The Toni Hagen Fellowship in the Social Sciences
Under this programme funded by the Toni Hagen Foundation, the Baha provides the opportunity to promising young researchers to work with a senior scholar for a whole year. The fellowship is awarded to one person annually and lasts for one year, inclusive of three months of fieldwork, if required. The Toni Hagen Foundation provides the funding for the fellowship and the Baha makes the arrangements to team up the fellow with a senior scholar apart from providing a work station at the Baha.
1. The 2010 Toni Hagen Fellowship has been awarded to Monika Timsina. She has been working with Hari Sharma to study the transformation of Nepali nationalism. Hari and Monika have been tracing how people have ‘imagined’ themselves over the course of civilisation and especially since the end of the colonial era, which was in part precipitated by a rising sense of ‘communities’, to the present Nepal where nationalism has undergone various transformation with different political regimes to ethnically conscious, conventional attitudes and people’s expectation of ‘new Nepal’.
2. In 2009, the Toni Hagen Fellowship was awarded to Khem Raj Shreesh to work with Sudhindra Sharma of the Social Science Baha to examine Nepal’s fragile post-conflict transition and the role of donors in that transition. Sudhindra worked with Khem in reviewing the global literature on conflict and its relationship with poverty and its role in explaining Nepal’s conflict and possible post-conflict scenarios in view of the stagnating economy despite rise in remittances which has improved the living standards of the people but which also shows the vulnerability of the people and society to political instability and further potential for violence.

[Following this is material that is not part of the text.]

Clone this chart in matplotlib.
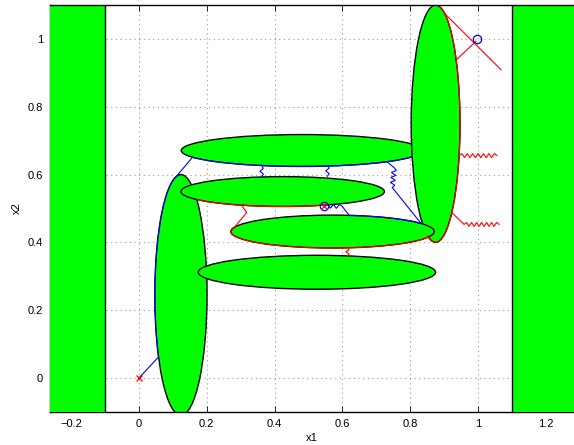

3. In 2008, the Toni Hagen Fellowship was awarded to Amar Bahadur BK to team up with Rajendra Pradhan of the Social Science Baha. Amar worked with Rajendra on the topic ‘The Making and Unmaking of Dalit Identity in Nepal’. He looked at how Dalit identity has been formed, transformed, and understood in Nepal. His argument was that despite the efforts of Dalit leaders to form a unified and positive Dalit identity, its understanding is multiple, situational, and dynamic, depending on caste, class, gender, age, region, situation, etc, and also that ordinary Dalits continue to suffer from the burden of this identity.